The ADA forbids an employer from discriminating against someone who seeks a reasonable accommodation for a disability. Because Foster didn’t have explicit evidence of discrimination, his claim could succeed only if he could (1) make a facially plausible showing of disability discrimination and (2) show that any nondiscriminatory reason that Mountain Coal might provide as justification for its action was actually a pretext to cover illegal discrimination.
To make a plausible showing of disability discrimination, Foster had to show that (1) he engaged in a protected activity, (2) he suffered an adverse employment action, either concurrently or after he engaged in the protected activity, and (3) there was a causal relationship between the protected activity and the adverse action.
Asking for a reasonable accommodation is a protected activity if it is “sufficiently direct and specific, giving notice that [the employee] needs a special accommodation.” According to the 10th Circuit, a reasonable juror could determine that Foster asked for an accommodation at the April 3 meeting when he asked for cooperation with regard to his hernia operation. Similarly, his April 11 phone call, during which he read Funk’s letter to his supervisor, could also be seen as a request for an accommodation.
There was no dispute that getting terminated is an adverse employment action. And the 10th Circuit also found that a reasonable jury could determine that because Foster was terminated so soon after the April 3 meeting and the April 11 phone call, Mountain Coal’s decision was a result of those interactions.

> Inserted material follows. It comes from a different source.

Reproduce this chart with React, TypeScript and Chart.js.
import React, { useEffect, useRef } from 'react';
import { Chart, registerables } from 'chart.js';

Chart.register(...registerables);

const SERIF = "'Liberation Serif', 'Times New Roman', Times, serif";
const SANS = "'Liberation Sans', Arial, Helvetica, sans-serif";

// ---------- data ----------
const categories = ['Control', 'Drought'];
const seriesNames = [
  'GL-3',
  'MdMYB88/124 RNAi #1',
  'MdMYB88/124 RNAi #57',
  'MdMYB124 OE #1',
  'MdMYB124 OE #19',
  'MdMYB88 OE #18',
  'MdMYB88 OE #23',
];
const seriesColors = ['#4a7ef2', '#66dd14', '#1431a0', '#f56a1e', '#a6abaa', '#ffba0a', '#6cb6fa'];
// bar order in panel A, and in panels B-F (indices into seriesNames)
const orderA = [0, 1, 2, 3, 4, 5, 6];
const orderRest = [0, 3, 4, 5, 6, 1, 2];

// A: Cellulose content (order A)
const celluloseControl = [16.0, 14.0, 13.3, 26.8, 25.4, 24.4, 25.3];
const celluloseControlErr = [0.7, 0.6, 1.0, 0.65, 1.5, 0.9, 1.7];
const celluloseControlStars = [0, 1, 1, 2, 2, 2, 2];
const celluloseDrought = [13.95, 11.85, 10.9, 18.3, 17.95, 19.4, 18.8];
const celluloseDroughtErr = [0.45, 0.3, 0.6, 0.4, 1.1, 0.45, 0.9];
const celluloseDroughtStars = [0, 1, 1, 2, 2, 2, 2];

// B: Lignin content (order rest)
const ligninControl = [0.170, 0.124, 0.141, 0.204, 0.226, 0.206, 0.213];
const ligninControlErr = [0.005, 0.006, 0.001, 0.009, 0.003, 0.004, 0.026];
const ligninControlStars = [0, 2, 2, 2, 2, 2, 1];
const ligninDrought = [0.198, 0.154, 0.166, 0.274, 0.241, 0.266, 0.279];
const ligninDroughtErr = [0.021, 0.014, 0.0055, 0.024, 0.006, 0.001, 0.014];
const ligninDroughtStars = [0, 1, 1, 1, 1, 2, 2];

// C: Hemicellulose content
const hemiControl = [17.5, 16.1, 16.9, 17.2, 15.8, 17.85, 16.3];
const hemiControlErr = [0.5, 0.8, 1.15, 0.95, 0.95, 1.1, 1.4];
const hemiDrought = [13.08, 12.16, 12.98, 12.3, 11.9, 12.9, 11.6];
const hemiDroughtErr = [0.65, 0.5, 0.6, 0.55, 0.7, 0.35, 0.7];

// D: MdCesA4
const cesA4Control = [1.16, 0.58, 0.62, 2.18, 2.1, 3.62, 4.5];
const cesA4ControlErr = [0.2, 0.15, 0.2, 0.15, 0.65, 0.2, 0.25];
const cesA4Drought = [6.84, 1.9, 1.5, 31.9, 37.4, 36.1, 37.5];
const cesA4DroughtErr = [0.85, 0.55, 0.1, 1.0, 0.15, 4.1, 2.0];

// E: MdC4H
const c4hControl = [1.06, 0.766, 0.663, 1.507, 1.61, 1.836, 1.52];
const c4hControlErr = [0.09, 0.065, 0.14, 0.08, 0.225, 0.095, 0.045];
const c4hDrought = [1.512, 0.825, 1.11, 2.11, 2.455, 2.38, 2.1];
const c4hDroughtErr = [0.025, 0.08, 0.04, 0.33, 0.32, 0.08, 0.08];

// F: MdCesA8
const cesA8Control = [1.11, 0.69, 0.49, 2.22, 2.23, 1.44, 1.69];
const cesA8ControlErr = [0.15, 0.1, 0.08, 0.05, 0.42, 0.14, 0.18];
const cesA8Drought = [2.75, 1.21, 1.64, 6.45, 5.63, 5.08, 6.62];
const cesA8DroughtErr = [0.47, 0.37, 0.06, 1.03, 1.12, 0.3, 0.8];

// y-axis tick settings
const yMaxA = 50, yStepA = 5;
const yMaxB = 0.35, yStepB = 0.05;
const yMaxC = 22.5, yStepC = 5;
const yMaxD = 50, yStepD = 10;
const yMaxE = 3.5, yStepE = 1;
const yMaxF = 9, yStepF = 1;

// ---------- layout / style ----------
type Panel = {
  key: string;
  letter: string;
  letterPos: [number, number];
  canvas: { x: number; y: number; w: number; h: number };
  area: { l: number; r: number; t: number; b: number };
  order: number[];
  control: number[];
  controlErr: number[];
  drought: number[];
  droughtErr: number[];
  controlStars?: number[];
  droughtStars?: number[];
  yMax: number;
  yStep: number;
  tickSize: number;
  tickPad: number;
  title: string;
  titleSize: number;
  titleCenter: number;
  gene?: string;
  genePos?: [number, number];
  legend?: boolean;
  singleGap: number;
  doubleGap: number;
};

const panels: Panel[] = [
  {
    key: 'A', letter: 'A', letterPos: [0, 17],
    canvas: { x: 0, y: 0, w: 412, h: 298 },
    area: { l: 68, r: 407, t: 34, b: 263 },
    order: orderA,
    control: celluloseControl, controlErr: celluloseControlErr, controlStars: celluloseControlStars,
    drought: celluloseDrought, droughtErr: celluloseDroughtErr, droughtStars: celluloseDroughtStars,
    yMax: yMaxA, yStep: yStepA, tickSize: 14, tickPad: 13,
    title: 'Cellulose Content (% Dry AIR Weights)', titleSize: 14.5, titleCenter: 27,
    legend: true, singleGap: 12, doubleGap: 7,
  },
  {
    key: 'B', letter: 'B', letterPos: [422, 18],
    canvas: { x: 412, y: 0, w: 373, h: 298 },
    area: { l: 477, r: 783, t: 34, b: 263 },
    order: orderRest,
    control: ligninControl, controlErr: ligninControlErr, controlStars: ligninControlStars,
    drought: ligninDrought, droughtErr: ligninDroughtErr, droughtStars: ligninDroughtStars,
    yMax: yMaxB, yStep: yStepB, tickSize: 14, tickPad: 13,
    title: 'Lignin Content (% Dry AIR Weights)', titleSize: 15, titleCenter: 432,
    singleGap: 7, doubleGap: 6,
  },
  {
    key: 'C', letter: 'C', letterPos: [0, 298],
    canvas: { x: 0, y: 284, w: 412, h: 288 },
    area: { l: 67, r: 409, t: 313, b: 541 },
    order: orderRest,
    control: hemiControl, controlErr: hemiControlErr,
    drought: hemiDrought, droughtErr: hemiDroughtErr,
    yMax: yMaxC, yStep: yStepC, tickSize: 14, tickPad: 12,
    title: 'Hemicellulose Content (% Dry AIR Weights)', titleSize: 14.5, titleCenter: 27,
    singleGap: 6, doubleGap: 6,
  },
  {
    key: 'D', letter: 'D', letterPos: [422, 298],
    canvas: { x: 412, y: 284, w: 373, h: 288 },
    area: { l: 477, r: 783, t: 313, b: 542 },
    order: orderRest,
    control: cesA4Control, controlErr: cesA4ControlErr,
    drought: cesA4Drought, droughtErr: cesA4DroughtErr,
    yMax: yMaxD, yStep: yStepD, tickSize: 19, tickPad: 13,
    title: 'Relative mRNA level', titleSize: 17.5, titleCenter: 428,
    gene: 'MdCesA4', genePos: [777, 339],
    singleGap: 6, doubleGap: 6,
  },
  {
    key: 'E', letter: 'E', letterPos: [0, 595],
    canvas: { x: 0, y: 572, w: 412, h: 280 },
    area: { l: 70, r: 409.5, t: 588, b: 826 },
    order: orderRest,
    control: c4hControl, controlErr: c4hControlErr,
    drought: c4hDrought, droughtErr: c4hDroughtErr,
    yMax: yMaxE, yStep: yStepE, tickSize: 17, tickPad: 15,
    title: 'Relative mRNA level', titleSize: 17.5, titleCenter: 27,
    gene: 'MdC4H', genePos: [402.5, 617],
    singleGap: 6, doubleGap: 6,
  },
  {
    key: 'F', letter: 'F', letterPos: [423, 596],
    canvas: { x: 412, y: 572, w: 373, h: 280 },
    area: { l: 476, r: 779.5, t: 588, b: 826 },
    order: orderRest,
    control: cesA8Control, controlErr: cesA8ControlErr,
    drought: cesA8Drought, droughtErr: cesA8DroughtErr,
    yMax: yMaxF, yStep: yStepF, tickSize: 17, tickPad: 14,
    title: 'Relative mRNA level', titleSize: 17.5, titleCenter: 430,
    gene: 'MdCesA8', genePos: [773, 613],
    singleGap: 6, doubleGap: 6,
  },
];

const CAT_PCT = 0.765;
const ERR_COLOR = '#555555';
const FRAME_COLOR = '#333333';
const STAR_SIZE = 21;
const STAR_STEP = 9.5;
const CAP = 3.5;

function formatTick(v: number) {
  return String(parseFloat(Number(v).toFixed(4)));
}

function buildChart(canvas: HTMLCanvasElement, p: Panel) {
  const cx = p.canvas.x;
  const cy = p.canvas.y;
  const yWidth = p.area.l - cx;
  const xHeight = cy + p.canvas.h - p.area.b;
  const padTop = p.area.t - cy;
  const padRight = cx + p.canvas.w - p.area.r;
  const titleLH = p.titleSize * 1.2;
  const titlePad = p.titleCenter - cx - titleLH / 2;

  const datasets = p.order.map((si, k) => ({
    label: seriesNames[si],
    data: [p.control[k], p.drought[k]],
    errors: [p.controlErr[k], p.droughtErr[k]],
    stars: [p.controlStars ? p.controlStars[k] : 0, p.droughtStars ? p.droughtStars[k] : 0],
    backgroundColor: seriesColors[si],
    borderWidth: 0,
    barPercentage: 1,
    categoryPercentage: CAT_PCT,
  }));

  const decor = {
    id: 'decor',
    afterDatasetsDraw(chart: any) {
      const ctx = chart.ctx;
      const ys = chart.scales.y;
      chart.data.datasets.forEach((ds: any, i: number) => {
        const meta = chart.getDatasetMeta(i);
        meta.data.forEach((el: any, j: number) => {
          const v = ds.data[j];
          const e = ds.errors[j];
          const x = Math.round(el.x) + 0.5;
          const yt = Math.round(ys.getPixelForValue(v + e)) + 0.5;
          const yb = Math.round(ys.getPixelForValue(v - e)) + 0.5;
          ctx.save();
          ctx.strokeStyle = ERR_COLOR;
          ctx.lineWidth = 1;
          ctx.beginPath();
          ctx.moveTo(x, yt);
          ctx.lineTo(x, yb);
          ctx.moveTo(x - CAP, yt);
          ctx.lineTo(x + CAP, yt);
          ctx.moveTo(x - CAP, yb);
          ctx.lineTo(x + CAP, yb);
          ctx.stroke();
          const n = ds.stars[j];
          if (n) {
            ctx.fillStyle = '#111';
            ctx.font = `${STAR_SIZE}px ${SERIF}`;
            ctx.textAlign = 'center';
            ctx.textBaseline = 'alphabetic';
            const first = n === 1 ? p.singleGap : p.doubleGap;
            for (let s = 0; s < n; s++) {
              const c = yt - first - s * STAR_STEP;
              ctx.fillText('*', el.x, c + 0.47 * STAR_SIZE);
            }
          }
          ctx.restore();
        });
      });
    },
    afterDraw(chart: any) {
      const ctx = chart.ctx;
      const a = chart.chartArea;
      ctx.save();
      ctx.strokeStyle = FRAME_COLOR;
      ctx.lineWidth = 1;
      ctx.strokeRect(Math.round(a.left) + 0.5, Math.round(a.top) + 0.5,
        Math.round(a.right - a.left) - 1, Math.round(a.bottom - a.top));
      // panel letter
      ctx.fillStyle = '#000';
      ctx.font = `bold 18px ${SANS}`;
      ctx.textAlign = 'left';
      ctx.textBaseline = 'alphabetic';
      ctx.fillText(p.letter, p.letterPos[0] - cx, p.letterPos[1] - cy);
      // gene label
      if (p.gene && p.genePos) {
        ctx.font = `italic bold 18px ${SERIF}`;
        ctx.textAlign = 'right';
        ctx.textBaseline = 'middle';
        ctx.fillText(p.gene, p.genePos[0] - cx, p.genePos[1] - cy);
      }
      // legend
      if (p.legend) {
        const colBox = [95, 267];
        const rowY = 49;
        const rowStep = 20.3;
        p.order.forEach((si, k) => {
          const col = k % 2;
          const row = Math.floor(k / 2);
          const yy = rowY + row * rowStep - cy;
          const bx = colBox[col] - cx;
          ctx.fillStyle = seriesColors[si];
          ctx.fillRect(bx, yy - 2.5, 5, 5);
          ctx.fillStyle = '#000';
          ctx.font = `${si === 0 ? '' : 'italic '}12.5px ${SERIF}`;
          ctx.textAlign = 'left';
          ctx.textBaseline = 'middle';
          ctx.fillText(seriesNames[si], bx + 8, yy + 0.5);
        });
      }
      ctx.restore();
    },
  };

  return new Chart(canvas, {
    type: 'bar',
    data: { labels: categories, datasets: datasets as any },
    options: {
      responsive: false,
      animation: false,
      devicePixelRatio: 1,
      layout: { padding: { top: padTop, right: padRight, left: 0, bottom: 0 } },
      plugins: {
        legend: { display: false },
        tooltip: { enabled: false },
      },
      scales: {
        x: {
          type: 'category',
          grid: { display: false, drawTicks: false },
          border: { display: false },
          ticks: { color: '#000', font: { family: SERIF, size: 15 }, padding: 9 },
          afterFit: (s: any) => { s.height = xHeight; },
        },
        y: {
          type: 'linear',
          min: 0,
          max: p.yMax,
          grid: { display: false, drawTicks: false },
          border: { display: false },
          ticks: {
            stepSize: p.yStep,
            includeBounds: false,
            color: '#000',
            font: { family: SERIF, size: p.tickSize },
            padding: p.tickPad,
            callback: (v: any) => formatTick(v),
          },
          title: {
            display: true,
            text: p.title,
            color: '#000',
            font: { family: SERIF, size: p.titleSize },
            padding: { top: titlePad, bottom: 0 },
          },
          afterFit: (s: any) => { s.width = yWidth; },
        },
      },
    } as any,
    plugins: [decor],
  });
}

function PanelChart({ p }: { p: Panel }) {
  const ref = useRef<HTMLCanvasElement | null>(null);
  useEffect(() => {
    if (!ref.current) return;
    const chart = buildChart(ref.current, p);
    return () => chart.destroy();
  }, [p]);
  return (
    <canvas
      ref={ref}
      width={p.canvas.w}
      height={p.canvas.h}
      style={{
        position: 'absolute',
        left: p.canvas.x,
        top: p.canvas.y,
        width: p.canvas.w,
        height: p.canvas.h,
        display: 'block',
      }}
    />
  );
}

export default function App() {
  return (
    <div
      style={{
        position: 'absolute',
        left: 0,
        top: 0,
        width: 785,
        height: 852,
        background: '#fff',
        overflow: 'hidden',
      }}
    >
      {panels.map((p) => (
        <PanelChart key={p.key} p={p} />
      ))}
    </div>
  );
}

Mountain Coal tried to defuse Foster’s argument by arguing that it decided to terminate him because he had lied about providing the earlier company return-to-work form. Although lying about something like that would be a legitimate basis for firing an employee, the 10th Circuit held that Foster had provided evidence that Mountain Coal’s justification was merely a pretext to excuse illegal discrimination, which warranted a trial.

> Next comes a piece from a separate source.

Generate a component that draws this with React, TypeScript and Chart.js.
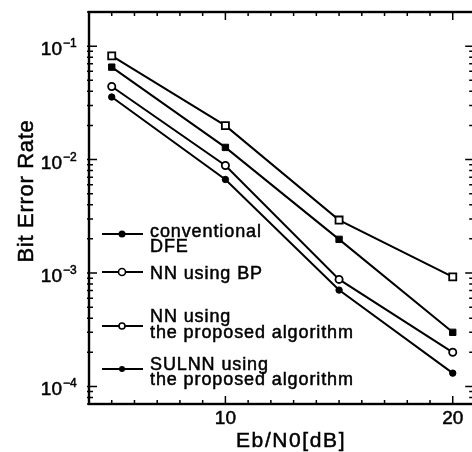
import { useEffect, useRef } from "react";
import { Chart, registerables } from "chart.js";

Chart.register(...registerables);

// ---- data ----
const ebn0 = [5, 10, 15, 20];
const berDFE = [0.0653, 0.0128, 0.00198, 0.0003];
const berBP = [0.0821, 0.0199, 0.00293, 0.000925];
const berNN = [0.0441, 0.00887, 0.000878, 0.0002];
const berSULNN = [0.0356, 0.00668, 0.000707, 0.000131];

const xTickLabels = [10, 20];
const yDecadeExponents = [-1, -2, -3, -4];
const xTitle = "Eb/N0[dB]";
const yTitle = "Bit Error Rate";
const legendLabels: string[][] = [
  ["conventional", "DFE"],
  ["NN using BP"],
  ["NN using", "the proposed algorithm"],
  ["SULNN using", "the proposed algorithm"],
];

const toPoints = (ys: number[]) => ebn0.map((x, i) => ({ x, y: ys[i] }));

const FONT = '"Liberation Sans", Arial, Helvetica, sans-serif';

function heavyText(ctx: CanvasRenderingContext2D, t: string, x: number, y: number) {
  ctx.fillText(t, x, y);
  ctx.lineWidth = 0.5;
  ctx.strokeText(t, x, y);
}

const decorPlugin = {
  id: "decor",
  afterDraw(chart: any) {
    const ctx: CanvasRenderingContext2D = chart.ctx;
    const { left, right, top, bottom } = chart.chartArea;
    const xs = chart.scales.x;
    const ys = chart.scales.y;
    ctx.save();
    ctx.strokeStyle = "#000";
    ctx.fillStyle = "#000";

    // frame
    ctx.lineWidth = 2.4;
    ctx.strokeRect(left, top, right - left, bottom - top);

    // x ticks (inward, top and bottom)
    ctx.lineWidth = 1.5;
    ctx.beginPath();
    for (let v = Math.ceil(xs.min); v <= xs.max; v++) {
      const px = xs.getPixelForValue(v);
      const major = v % 10 === 0;
      const len = major ? 8 : 4;
      ctx.moveTo(px, bottom);
      ctx.lineTo(px, bottom - len);
      ctx.moveTo(px, top);
      ctx.lineTo(px, top + len);
    }
    ctx.stroke();

    // y ticks (log, inward, left and right)
    ctx.beginPath();
    for (let d = -6; d <= 0; d++) {
      for (let m = 1; m <= 9; m++) {
        const v = m * Math.pow(10, d);
        if (v < ys.min || v > ys.max) continue;
        const py = ys.getPixelForValue(v);
        const major = m === 1;
        const len = major ? 8 : 4;
        ctx.moveTo(left - 2, py);
        ctx.lineTo(left + len, py);
        ctx.moveTo(right, py);
        ctx.lineTo(right - len, py);
      }
    }
    ctx.stroke();

    // x tick labels
    ctx.font = `19px ${FONT}`;
    ctx.textAlign = "center";
    ctx.textBaseline = "alphabetic";
    xTickLabels.forEach((v) => {
      heavyText(ctx, String(v), xs.getPixelForValue(v), bottom + 20);
    });

    // y tick labels 10^n
    yDecadeExponents.forEach((e) => {
      const py = ys.getPixelForValue(Math.pow(10, e));
      ctx.font = `19px ${FONT}`;
      ctx.textAlign = "right";
      heavyText(ctx, "10", left - 27, py + 9);
      ctx.font = `12px ${FONT}`;
      ctx.textAlign = "left";
      heavyText(ctx, e < 0 ? "\u2212" + String(-e) : String(e), left - 26, py + 1);
    });

    // axis titles
    (ctx as any).letterSpacing = "1.6px";
    ctx.font = `21px ${FONT}`;
    ctx.textAlign = "left";
    heavyText(ctx, xTitle, 236, 447);

    ctx.save();
    (ctx as any).letterSpacing = "0.7px";
    ctx.font = `22px ${FONT}`;
    ctx.translate(33, 191);
    ctx.rotate(-Math.PI / 2);
    ctx.textAlign = "center";
    heavyText(ctx, yTitle, 0, 0);
    ctx.restore();

    // legend
    const rows = [
      { y: 234, base: [237, 252], r: 3.5, filled: true },
      { y: 272, base: [279], r: 3.5, filled: false },
      { y: 326, base: [322, 338], r: 3, filled: false },
      { y: 369, base: [370, 385], r: 3, filled: true },
    ];
    (ctx as any).letterSpacing = "0.9px";
    ctx.font = `18px ${FONT}`;
    ctx.textAlign = "left";
    rows.forEach((row, i) => {
      ctx.lineWidth = 2;
      ctx.beginPath();
      ctx.moveTo(102, row.y);
      ctx.lineTo(143, row.y);
      ctx.stroke();
      ctx.beginPath();
      ctx.arc(122, row.y, row.r, 0, Math.PI * 2);
      if (row.filled) {
        ctx.fillStyle = "#000";
        ctx.fill();
      } else {
        ctx.fillStyle = "#fff";
        ctx.fill();
        ctx.lineWidth = 1.6;
        ctx.stroke();
      }
      ctx.fillStyle = "#000";
      legendLabels[i].forEach((t, j) => heavyText(ctx, t, 150, row.base[j]));
    });

    ctx.restore();
  },
};

export default function App() {
  const ref = useRef<HTMLCanvasElement | null>(null);

  useEffect(() => {
    if (!ref.current) return;
    const chart = new Chart(ref.current, {
      type: "line",
      data: {
        datasets: [
          {
            label: "conventional DFE",
            data: toPoints(berDFE),
            borderColor: "#000",
            borderWidth: 2,
            pointStyle: "rect",
            pointRadius: 4.5,
            pointBackgroundColor: "#000",
            pointBorderColor: "#000",
            pointBorderWidth: 1,
          },
          {
            label: "NN using BP",
            data: toPoints(berBP),
            borderColor: "#000",
            borderWidth: 2,
            pointStyle: "rect",
            pointRadius: 5,
            pointBackgroundColor: "#fff",
            pointBorderColor: "#000",
            pointBorderWidth: 1.8,
          },
          {
            label: "NN using the proposed algorithm",
            data: toPoints(berNN),
            borderColor: "#000",
            borderWidth: 2,
            pointStyle: "circle",
            pointRadius: 3.6,
            pointBackgroundColor: "#fff",
            pointBorderColor: "#000",
            pointBorderWidth: 1.8,
          },
          {
            label: "SULNN using the proposed algorithm",
            data: toPoints(berSULNN),
            borderColor: "#000",
            borderWidth: 2,
            pointStyle: "circle",
            pointRadius: 3.2,
            pointBackgroundColor: "#000",
            pointBorderColor: "#000",
            pointBorderWidth: 1,
          },
        ],
      },
      options: {
        responsive: false,
        animation: false,
        devicePixelRatio: 1,
        layout: { padding: { top: 12, right: 5, left: 0, bottom: 0 } },
        plugins: { legend: { display: false }, tooltip: { enabled: false }, title: { display: false } },
        scales: {
          x: {
            type: "linear",
            min: 4,
            max: 20.9,
            ticks: { display: false },
            grid: { display: false },
            border: { display: false },
            afterFit: (s: any) => {
              s.height = 48;
            },
          },
          y: {
            type: "logarithmic",
            min: 7.2e-5,
            max: 0.2,
            ticks: { display: false },
            grid: { display: false },
            border: { display: false },
            afterFit: (s: any) => {
              s.width = 89;
            },
          },
        },
      },
      plugins: [decorPlugin],
    });
    return () => chart.destroy();
  }, []);

  return (
    <div style={{ position: "fixed", left: 0, top: 0, width: 480, height: 452, background: "#fff" }}>
      <canvas ref={ref} width={480} height={452} style={{ display: "block", width: 480, height: 452 }} />
    </div>
  );
}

Specifically, Langrand and Miller testified that Mountain Coal terminated Foster because he had lied about providing the first return-to-work form, but another Mountain Coal representative testified that the company terminated him because his return-to-work form “didn’t have the right date for his release and stuff on it.” A reasonable jury could view that inconsistent testimony as evidence that Mountain Coal concocted a pretext to hide illegal discrimination. Foster v. Mountain Coal Co., LLC, 2016 WL 3997425 (10th Cir.).
Although Foster convinced the 10th Circuit to overturn the dismissal of his case without a trial, the court of appeals didn’t decide the case in his favor. All it did was rule that the trial court should have held a trial. Thus, the 10th Circuit’s decision sends the case back to the trial court, where a trial now must be held if the parties don’t otherwise settle. In the end, Mountain Coal may still prevail. Even though the case’s ultimate outcome is unknown, employers can learn several important lessons.

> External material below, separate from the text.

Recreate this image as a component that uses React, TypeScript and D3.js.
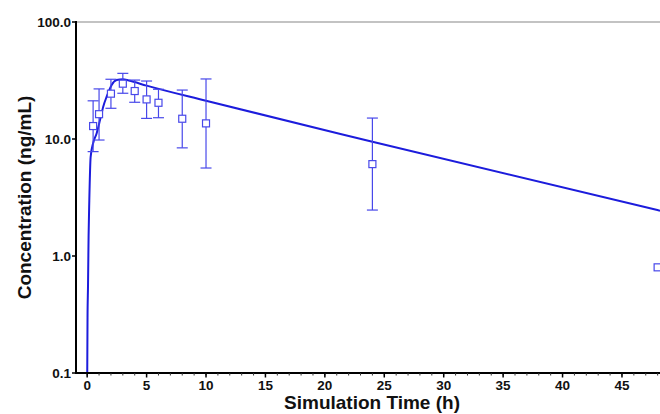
import React from 'react'
import * as d3 from 'd3'

// observed concentrations (mean with error bars)
const obsTime = [0.5, 1, 2, 3, 4, 5, 6, 8, 10, 24, 48]
const obsMean = [12.9, 16.3, 24.4, 29.7, 25.7, 21.8, 20.4, 14.9, 13.6, 6.1, 0.8]
const obsUpper = [21.2, 26.8, 32.4, 36.4, 31.9, 31.3, 26.6, 26.2, 32.6, 15.1, null]
const obsLower = [7.8, 9.8, 18.3, 24.6, 20.6, 15.0, 15.2, 8.4, 5.65, 2.47, null]

// simulated profile
const simTime = [0, 0.03, 0.07, 0.12, 0.18, 0.29, 0.5, 0.8, 1.08, 1.35, 1.64, 2.06, 2.48, 3.0, 3.5, 5, 10, 24, 48.2]
const simConc = [0.08, 0.3, 0.55, 1.5, 3.0, 7.0, 9.2, 11.2, 14.5, 18.9, 23.0, 29.0, 31.9, 32.4, 31.6, 28.6, 21.2, 9.48, 2.44]

const yTicks = [0.1, 1, 10, 100]
const xMajor = [0, 5, 10, 15, 20, 25, 30, 35, 40, 45]
const xMinor = d3.range(0, 49, 1)

const W = 660
const H = 414
const plot = { left: 76, right: 660, top: 22, bottom: 373 }

const LINE = '#1c1cdc'
const MARK = '#4848ea'
const FONT = '"Liberation Sans", Arial, sans-serif'

export default function App() {
  const x = d3.scaleLinear().domain([-0.94, 48.2]).range([plot.left, plot.right])
  const y = d3.scaleLog().domain([0.1, 100]).range([plot.bottom, plot.top])

  const line = d3
    .line<number>()
    .x((_, i) => x(simTime[i]))
    .y(d => y(d))
    .curve(d3.curveMonotoneX)

  const cap = 5.5
  const box = 3.5

  return (
    <svg width={W} height={H} style={{ position: 'absolute', left: 0, top: 0, background: '#fff' }}>
      <defs>
        <clipPath id="plotClip">
          <rect x={plot.left} y={plot.top} width={plot.right - plot.left} height={plot.bottom - plot.top} />
        </clipPath>
      </defs>

      {/* frame */}
      <line x1={plot.left} x2={plot.right} y1={plot.top} y2={plot.top} stroke="#888" strokeWidth={1.2} />

      <g clipPath="url(#plotClip)">
        <path d={line(simConc) || ''} fill="none" stroke={LINE} strokeWidth={2} />
        {obsTime.map((t, i) => {
          const cx = x(t)
          const cy = y(obsMean[i])
          const up = obsUpper[i]
          const lo = obsLower[i]
          return (
            <g key={i} stroke={MARK} strokeWidth={1.2} fill="none">
              {up != null && lo != null && (
                <>
                  <line x1={cx} x2={cx} y1={y(up)} y2={cy - box} />
                  <line x1={cx} x2={cx} y1={cy + box} y2={y(lo)} />
                  <line x1={cx - cap} x2={cx + cap} y1={y(up)} y2={y(up)} />
                  <line x1={cx - cap} x2={cx + cap} y1={y(lo)} y2={y(lo)} />
                </>
              )}
              <rect x={cx - box} y={cy - box} width={box * 2} height={box * 2} fill="#fff" />
            </g>
          )
        })}
      </g>

      {/* y axis */}
      <line x1={plot.left} x2={plot.left} y1={plot.top - 1} y2={plot.bottom + 1} stroke="#000" strokeWidth={2} />
      {yTicks.map(v => (
        <g key={v}>
          <line x1={plot.left - 4} x2={plot.left} y1={y(v)} y2={y(v)} stroke="#000" strokeWidth={1.5} />
          <text
            x={plot.left - 5}
            y={y(v)}
            dy="0.35em"
            textAnchor="end"
            fontFamily={FONT}
            fontWeight="bold"
            fontSize={13.5}
            fill="#111"
          >
            {v.toFixed(1)}
          </text>
        </g>
      ))}

      {/* x axis */}
      <line x1={plot.left - 1} x2={plot.right} y1={plot.bottom} y2={plot.bottom} stroke="#000" strokeWidth={2} />
      {xMinor.map(v => (
        <line key={'m' + v} x1={x(v)} x2={x(v)} y1={plot.bottom} y2={plot.bottom + 2.5} stroke="#333" strokeWidth={1} />
      ))}
      {xMajor.map(v => (
        <g key={v}>
          <line x1={x(v)} x2={x(v)} y1={plot.bottom} y2={plot.bottom + 4.5} stroke="#000" strokeWidth={1.5} />
          <text
            x={x(v)}
            y={plot.bottom + 17}
            textAnchor="middle"
            fontFamily={FONT}
            fontWeight="bold"
            fontSize={13.5}
            fill="#111"
          >
            {v}
          </text>
        </g>
      ))}

      {/* titles */}
      <text
        x={(plot.left + plot.right) / 2 + 4}
        y={409}
        textAnchor="middle"
        fontFamily={FONT}
        fontWeight="bold"
        fontSize={19}
        fill="#111"
      >
        Simulation Time (h)
      </text>
      <text
        transform={`translate(31,${(plot.top + plot.bottom) / 2}) rotate(-90)`}
        textAnchor="middle"
        fontFamily={FONT}
        fontWeight="bold"
        fontSize={19}
        fill="#111"
      >
        Concentration (ng/mL)
      </text>
    </svg>
  )
}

First, keep good records of disciplinary communications and health-related issues. Mountain Coal didn’t have any records showing that Miller actually called Foster on April 9 to inform him of his termination. While that may not have played a large role in the 10th Circuit’s decision, the numerous conflicting descriptions of what happened in this case might not have occurred if Mountain Coal had kept clear contemporaneous records of its disciplinary actions against Foster.
Second, and most important, this decision shows that employees don’t have to use any magic language when they ask for a reasonable accommodation. In fact, an employee doesn’t even have to use the words “reasonable accommodation.” He merely has to make a statement that indicates he wants assistance for a disability. Thus, Foster’s statement that he needed a little cooperation in connection with his hernia operation was enough, as was reading his doctor’s statement about his disability to his supervisor.